Here are some purchase links:
Everything Else
- Art on My Mind: Visual Politics, by bell hooks. What struck me most in reading these essays was, first, how brilliant bell hooks was, and how instrumental she was in pushing the discourse forward around art and race and gender. And, second, how little that discourse has changed in the almost 30 years since this collection was published, and thus how relevant these essays remain.
- Find Me When You're Ready, by Perry Janes. I haven't quite gotten my arms around these poems just yet. But I think that at least part of what this collection is doing is trying to find a way to include childhood trauma as part of a coming-of-age story without it becoming totalizing. Some of the poems—the ones that depict that trauma—are harrowing. Others are breathtakingly loving. There are a lot of things happening in these poems. I think it will be worth taking the time to revisit them. (CW: childhood sexual abuse)
Mattered To Me
- Science fiction author Ted Chiang wrote a piece for The New Yorker about why AI isn't going to make art that I found cogent, well-informed, and right on the money.
- Gabrielle Calvocoressi's poem "Miss you. Would like to talk a walk with you." is, well, devastating. Beautiful. But devastating. It is about the grief that comes after the death of a loved one. Though, I can't help thinking how easy it would be to write a very similar poem about the grief that comes after the end of a long relationship. All grief is different, and all grief is the same.

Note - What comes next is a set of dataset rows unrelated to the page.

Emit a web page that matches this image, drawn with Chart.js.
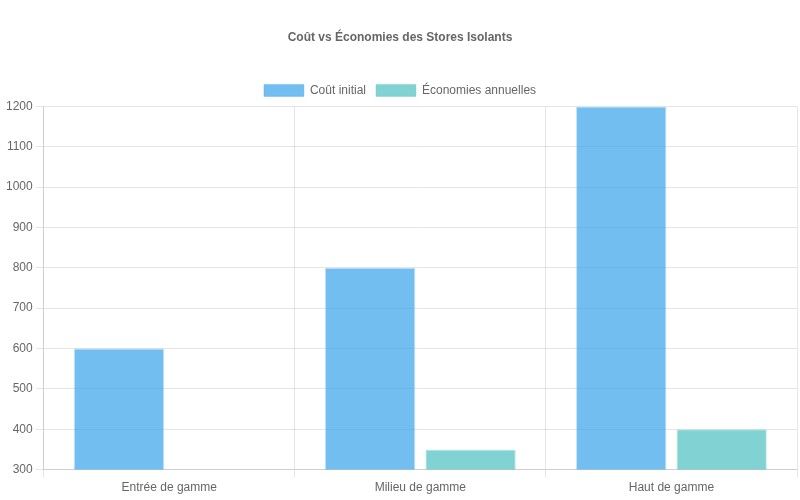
<!DOCTYPE html>
<html>
<head>
<meta charset="utf-8">
<script src="https://cdn.jsdelivr.net/npm/chart.js@4"></script>
<style>
  html, body { margin: 0; padding: 0; background: #fff; }
  #wrap { width: 800px; height: 500px; }
</style>
</head>
<body>
<div id="wrap"><canvas id="storesChart"></canvas></div>
<script>
// Data
const categories = ['Entrée de gamme', 'Milieu de gamme', 'Haut de gamme'];
const coutInitial = [600, 800, 1200];
const economiesAnnuelles = [250, 350, 400];

Chart.defaults.font.family = '"Liberation Sans", Arial, sans-serif';
Chart.defaults.color = '#666';

document.addEventListener('DOMContentLoaded', function () {
    const ctx = document.getElementById('storesChart');
    new Chart(ctx, {
        type: 'bar',
        data: {
            labels: categories,
            datasets: [{
                label: 'Coût initial',
                data: coutInitial,
                backgroundColor: 'rgba(54, 162, 235, 0.7)',
                borderColor: 'rgba(54, 162, 235, 0.3)',
                borderWidth: 1
            }, {
                label: 'Économies annuelles',
                data: economiesAnnuelles,
                backgroundColor: 'rgba(75, 192, 192, 0.7)',
                borderColor: 'rgba(75, 192, 192, 0.3)',
                borderWidth: 1
            }]
        },
        options: {
            responsive: true,
            maintainAspectRatio: false,
            animation: false,
            layout: { padding: { left: 3, right: 3, bottom: 2 } },
            plugins: {
                title: {
                    display: true,
                    text: 'Coût vs Économies des Stores Isolants',
                    font: { size: 12, weight: 'bold' },
                    padding: { top: 30, bottom: 30 }
                },
                legend: { position: 'top' }
            },
            scales: {
                y: {
                    min: 300, max: 1200,
                    ticks: { stepSize: 100, callback: v => String(v) }
                },
                x: {}
            }
        }
    });
});
</script>
</body>
</html>
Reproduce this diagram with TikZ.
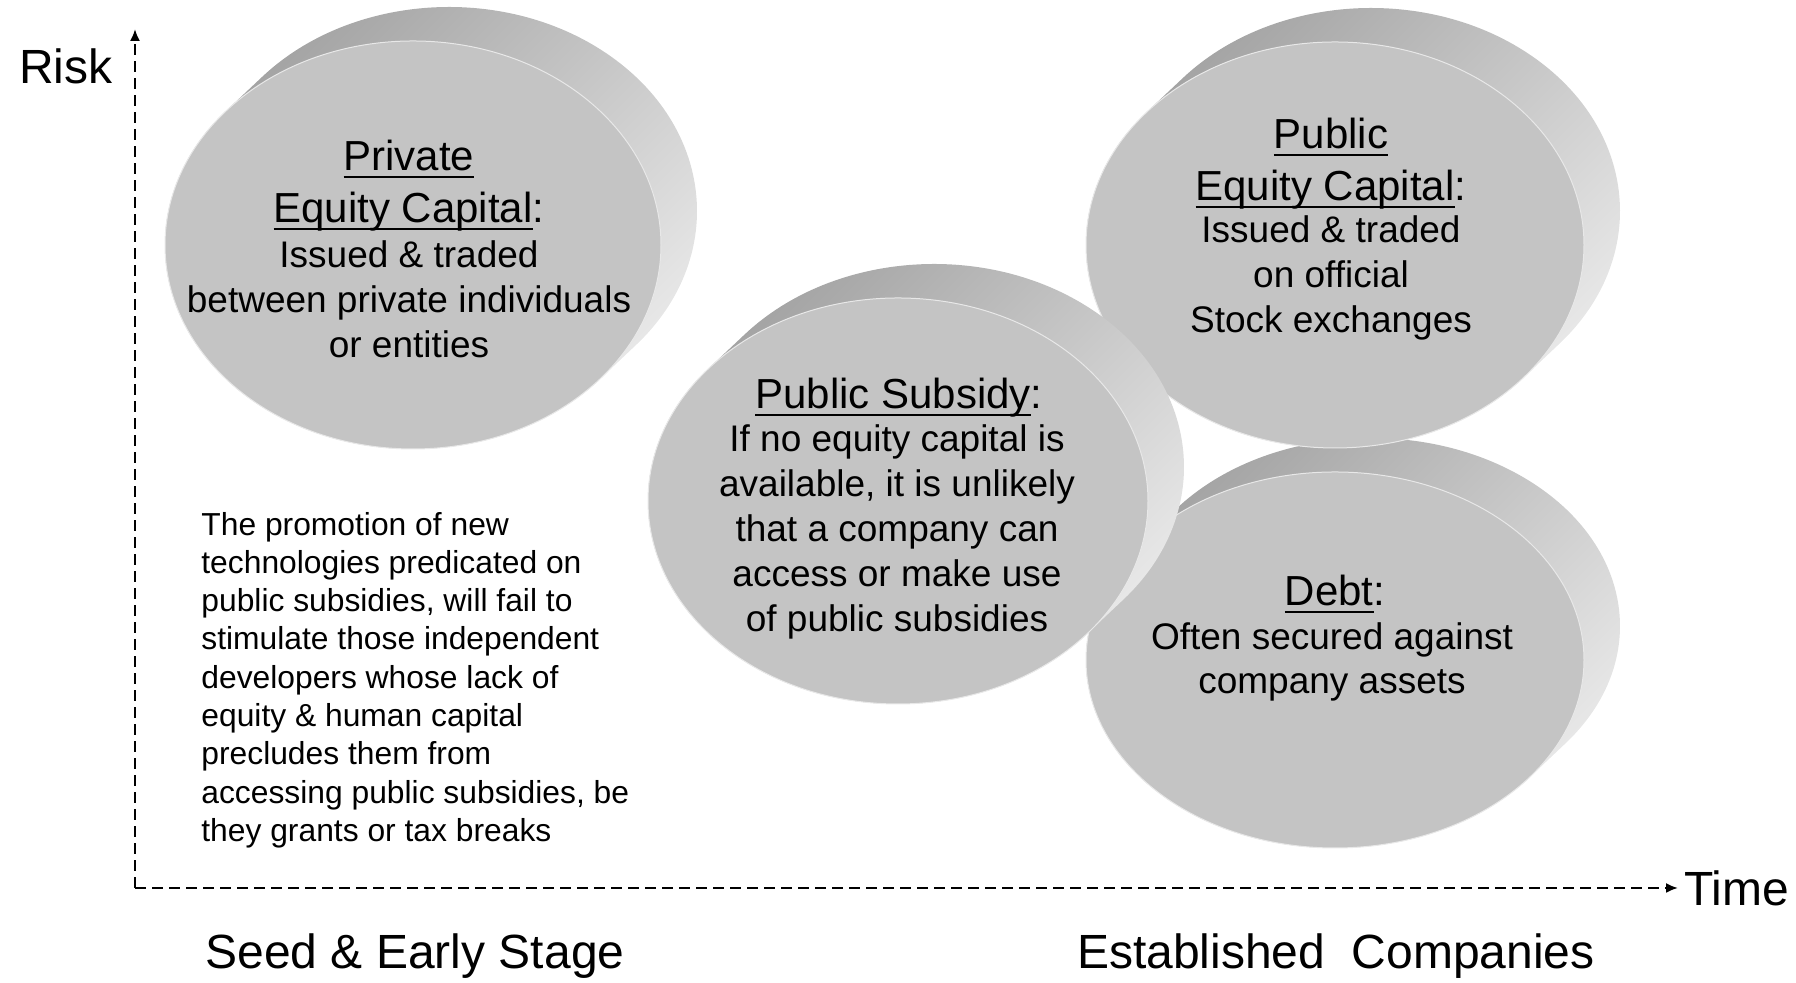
\documentclass[tikz,border=0pt]{standalone}
\usepackage{fontspec}
\setmainfont{Liberation Sans}
\usetikzlibrary{arrows.meta}
\newcommand{\hdsize}{\fontsize{21}{26}\selectfont}
\newcommand{\bdsize}{\fontsize{18.5}{22.4}\selectfont}
\newcommand{\ulin}[1]{\setbox0\hbox{#1}\rlap{\rule[-3.8pt]{\wd0}{1.1pt}}\box0}
\newcommand{\capdisc}[4]{%
  \pgfmathsetmacro{\ta}{atan2(-(#4)*36,(#3)*34)}%
  \pgfmathsetmacro{\tb}{\ta+180}%
  \pgfmathsetmacro{\tc}{\ta-180}%
  \shade[disc side] (#1,#2) ++(\tb:#3 and #4) -- ++(36,34)
    arc[start angle=\tb, end angle=\ta, x radius=#3, y radius=#4] -- ++(-36,-34)
    arc[start angle=\ta, end angle=\tc, x radius=#3, y radius=#4] -- cycle;
  \fill[disc face] (#1,#2) ellipse[x radius=#3, y radius=#4];
}

\begin{document}
\begin{tikzpicture}[x=0.5pt, y=0.5pt,
    disc side/.style={top color=black!38, bottom color=black!7, shading angle=45},
    disc face/.style={fill=black!23, draw=black!9, line width=0.5pt},
    axis/.style={dash pattern=on 5.5pt off 3pt, line width=1pt, -{Latex[length=6pt, width=5pt]}},
    title/.style={align=center, inner sep=0pt, font=\hdsize},
    body/.style={align=center, inner sep=0pt, font=\bdsize},
    bigtxt/.style={inner sep=0pt, font=\fontsize{24}{28}\selectfont}]
                \useasboundingbox (0,0) rectangle (1796,983);
                % the four discs
                \capdisc{413}{738}{248}{204}
                \capdisc{1335}{323}{249}{188}
                \capdisc{1335}{738}{249}{203}
                \capdisc{898}{482}{250}{203}
                % axes
                \coordinate (origin) at (135,95);
                \coordinate (ytop) at (135,954);
                \coordinate (xend) at (1678,95);
                \draw[axis] (origin) -- (ytop);
                \draw[axis] (origin) -- (xend);
                \node[bigtxt, anchor=east] (risk) at (113,917) {Risk};
                \node[bigtxt, anchor=west] (time) at (1684,95) {Time};
                \node[bigtxt] (seed) at (415,27) {Seed \& Early Stage};
                \node[bigtxt] (estab) at (1336,27) {Established\ \ Companies};
                % disc texts
                \node[title] (privhd) at (409,797) {\ulin{Private}\\\ulin{Equity Capital}:};
                \node[body] (privtx) at (409,684) {Issued \& traded\\between private individuals\\or entities};
                \node[title] (pubhd) at (1331,819) {\ulin{Public}\\\ulin{Equity Capital}:};
                \node[body] (pubtx) at (1331,705) {Issued \& traded\\on official\\Stock exchanges};
                \node[title] (subhd) at (899,585) {\ulin{Public Subsidy}:};
                \node[body] (subtx) at (897,451) {If no equity capital is\\available, it is unlikely\\that a company can\\access or make use\\of public subsidies};
                \node[title] (debthd) at (1335,389) {\ulin{Debt}:};
                \node[body] (debttx) at (1332,321) {Often secured against\\company assets};
                % note on the left
                \node[align=left, inner sep=0pt, anchor=west, font=\fontsize{15.9}{19.15}\selectfont] (note) at (201,303)
                    {The promotion of new\\technologies predicated on\\public subsidies, will fail to\\stimulate those independent\\developers whose lack of\\equity \& human capital\\precludes them from\\accessing public subsidies, be\\they grants or tax breaks};
\end{tikzpicture}
\end{document}
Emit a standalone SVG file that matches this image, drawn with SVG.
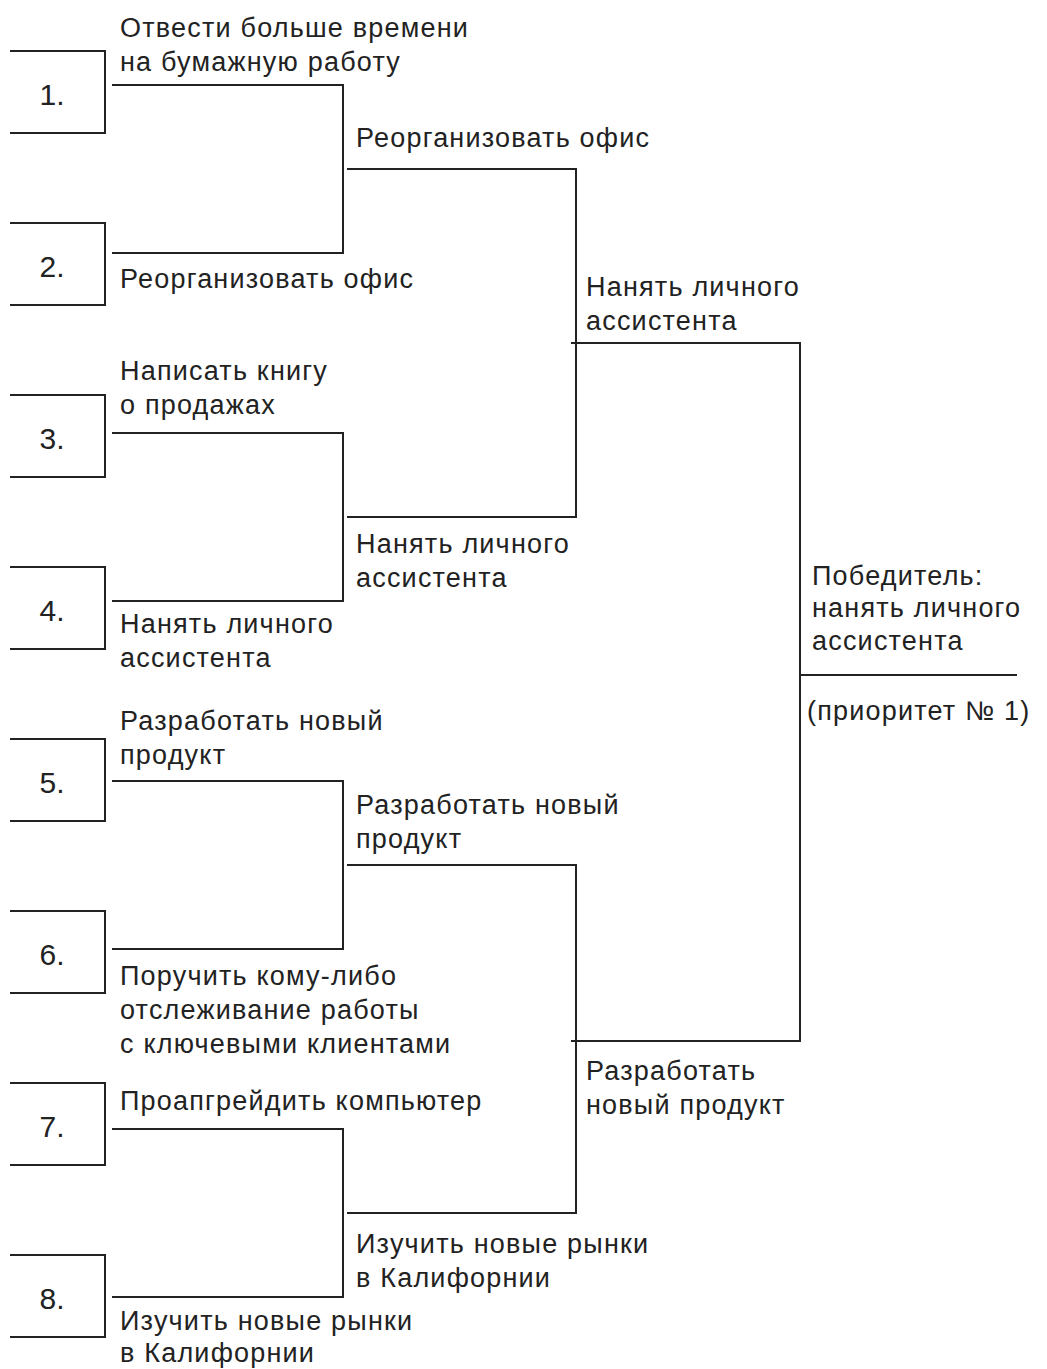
<svg xmlns="http://www.w3.org/2000/svg" width="1047" height="1369" viewBox="0 0 1047 1369">
<style>
  .ln{fill:none;stroke:#222;stroke-width:2}
  text{font-family:"Liberation Sans",Arial,sans-serif;font-size:27px;fill:#222;letter-spacing:1.2px}
  .num{font-size:30px;text-anchor:middle;letter-spacing:0}
</style>
<rect width="1047" height="1369" fill="#fff"/>
<g id="node-1"><path class="ln" d="M10,51 H105 V133 H10"/><text class="num" x="52" y="105">1.</text></g>
<g id="node-2"><path class="ln" d="M10,223 H105 V305 H10"/><text class="num" x="52" y="277">2.</text></g>
<g id="node-3"><path class="ln" d="M10,395 H105 V477 H10"/><text class="num" x="52" y="449">3.</text></g>
<g id="node-4"><path class="ln" d="M10,567 H105 V649 H10"/><text class="num" x="52" y="621">4.</text></g>
<g id="node-5"><path class="ln" d="M10,739 H105 V821 H10"/><text class="num" x="52" y="793">5.</text></g>
<g id="node-6"><path class="ln" d="M10,911 H105 V993 H10"/><text class="num" x="52" y="965">6.</text></g>
<g id="node-7"><path class="ln" d="M10,1083 H105 V1165 H10"/><text class="num" x="52" y="1137">7.</text></g>
<g id="node-8"><path class="ln" d="M10,1255 H105 V1337 H10"/><text class="num" x="52" y="1309">8.</text></g>
<g id="connectors">
  <path class="ln" d="M112,85 H343 V253 H112"/>
  <path class="ln" d="M112,433 H343 V601 H112"/>
  <path class="ln" d="M112,781 H343 V949 H112"/>
  <path class="ln" d="M112,1129 H343 V1297 H112"/>
  <path class="ln" d="M347,169 H576 V517 H347"/>
  <path class="ln" d="M347,865 H576 V1213 H347"/>
  <path class="ln" d="M571,343 H800 V1041 H571"/>
  <path class="ln" d="M800,675 H1017"/>
</g>
<g id="labels">
  <text x="120" y="37">Отвести больше времени</text>
  <text x="120" y="71">на бумажную работу</text>
  <text x="120" y="288">Реорганизовать офис</text>
  <text x="356" y="147">Реорганизовать офис</text>
  <text x="586" y="296">Нанять личного</text>
  <text x="586" y="330">ассистента</text>
  <text x="120" y="380">Написать книгу</text>
  <text x="120" y="414">о продажах</text>
  <text x="356" y="553">Нанять личного</text>
  <text x="356" y="587">ассистента</text>
  <text x="120" y="633">Нанять личного</text>
  <text x="120" y="667">ассистента</text>
  <text x="120" y="730">Разработать новый</text>
  <text x="120" y="764">продукт</text>
  <text x="356" y="814">Разработать новый</text>
  <text x="356" y="848">продукт</text>
  <text x="120" y="985">Поручить кому-либо</text>
  <text x="120" y="1019">отслеживание работы</text>
  <text x="120" y="1053">с ключевыми клиентами</text>
  <text x="586" y="1080">Разработать</text>
  <text x="586" y="1114">новый продукт</text>
  <text x="120" y="1110">Проапгрейдить компьютер</text>
  <text x="356" y="1253">Изучить новые рынки</text>
  <text x="356" y="1287">в Калифорнии</text>
  <text x="120" y="1330">Изучить новые рынки</text>
  <text x="120" y="1362">в Калифорнии</text>
  <text x="812" y="585">Победитель:</text>
  <text x="812" y="617">нанять личного</text>
  <text x="812" y="650">ассистента</text>
  <text x="807" y="720">(приоритет № 1)</text>
</g>
</svg>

- Perry Janes's poem "Spare Rib with Shiitake Slaw and Scallion Glaze" is included in the collection I mentioned above, but I wanted to show it to you separately as well. "[To] taste means to consume, and who, having eaten / their fill, doesn't eventually mourn / the meal?" That awareness of loss, of the moment slipping away even as it happens, that's a feeling that's at the heart of a lot of what I've written and made over the past twenty years.